Constance V Swain as Imogen in Cymbeline. (Photo by Karl Hugh.)

Constance V Swain as Imogen in Cymbeline. (Photo by Karl Hugh.)

By Kathryn Neves

            There’s no shame in reusing plotlines—and let’s be honest, Shakespeare was a pro. You’ll find the same stories over and over throughout his canon. And that’s not a bad thing! It just makes the stories more universal. Cymbeline is a great example of a play that reuses stories, yet is unique and compelling. Cymbeline’s heroine, Imogen, goes through plenty of Shakespeare’s classic plots. Just like Shakespeare’s other heroines, Imogen is made all the more interesting for her story’s archetypes.

            One plot that comes up a lot in Shakespeare’s works involves a heroine dressing as a man in order to accomplish a goal. Rosalind, Viola, and Portia are all great examples. Rosalind dresses as Ganymede to protect herself and her cousin, Celia. Viola dresses as Cesario to work for Duke Orsino. Portia disguises as Balthazar to save Antonio. And, in Cymbeline, Imogen dresses as a young boy named Fidele to escape the wrath of her husband, Posthumus. Imogen, like the others, is a proactive heroine. She saves herself; she takes control of her own destiny—an important trait in a heroine, to be sure.

            Shakespeare also really liked the idea of bringing people back to life. Throughout his plays, many heroines “die,” only to be revived at a crucial moment in the play. This revival adds a sort of emotional climax to the plays; whether moments of rejoicing or sorrow, “coming back to life” is an important plot point in many of Shakespeare’s plays.
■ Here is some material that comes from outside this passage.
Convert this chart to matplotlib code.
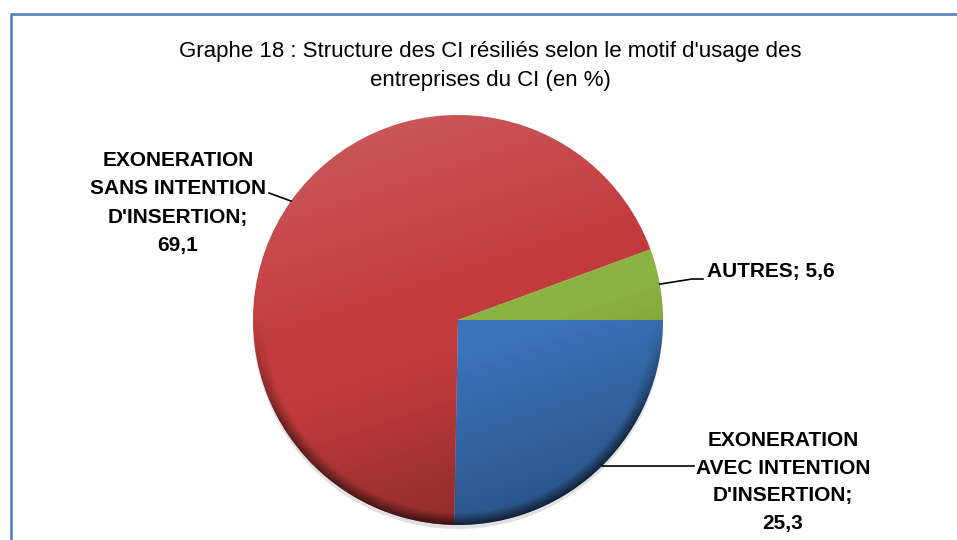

There are a few examples. Juliet comes to mind; she takes a potion and “dies,” only to be revived toward the end of the play (too late, unfortunately). Then there’s Hero, from Much Ado About Nothing; she fakes her death in order to teach her fiancé, Claudio, a lesson. The Winter’s Tale’s Hermione collapses at her trial, is declared dead, and returns in the end to be reunited with her husband. Imogen is no exception. During Cymbeline, she is “poisoned” by her evil stepmother; like Shakespeare’s other heroines, she seems to be dead, until she suddenly awakens—as it turns out, the “poison” was a sleeping potion.

            Finally, the very crux of Cymbeline is a plot that Shakespeare used often, and effectively. Imogen is framed for being unfaithful to her husband; she is falsely accused and punished unfairly. Othello comes to mind in this instance; Desdemona, another of Shakespeare’s beloved heroines, is accused of infidelity, and murdered by her jealous husband. Then, there’s Hero again—her fiancé accuses her of being unfaithful, and breaks off the wedding at the altar. And once again we have Hermione; her husband Leonatus believes that she had an affair with his best friend, and imprisons her. However, these heroines eventually prove their innocence and live happily ever after (with the exception of Desdemona, unfortunately). Like the others, Imogen is a faithful and constant heroine.

            Cymbelineis one of Shakespeare’s finest, full of stories we all know and love. Like Shakespeare’s other heroines, Imogen is complex and well-rounded. She may be at the center of plenty of reused stories; but if anything, she’s a more compelling character because of it. Her story may be recycled—but it’s no less universal.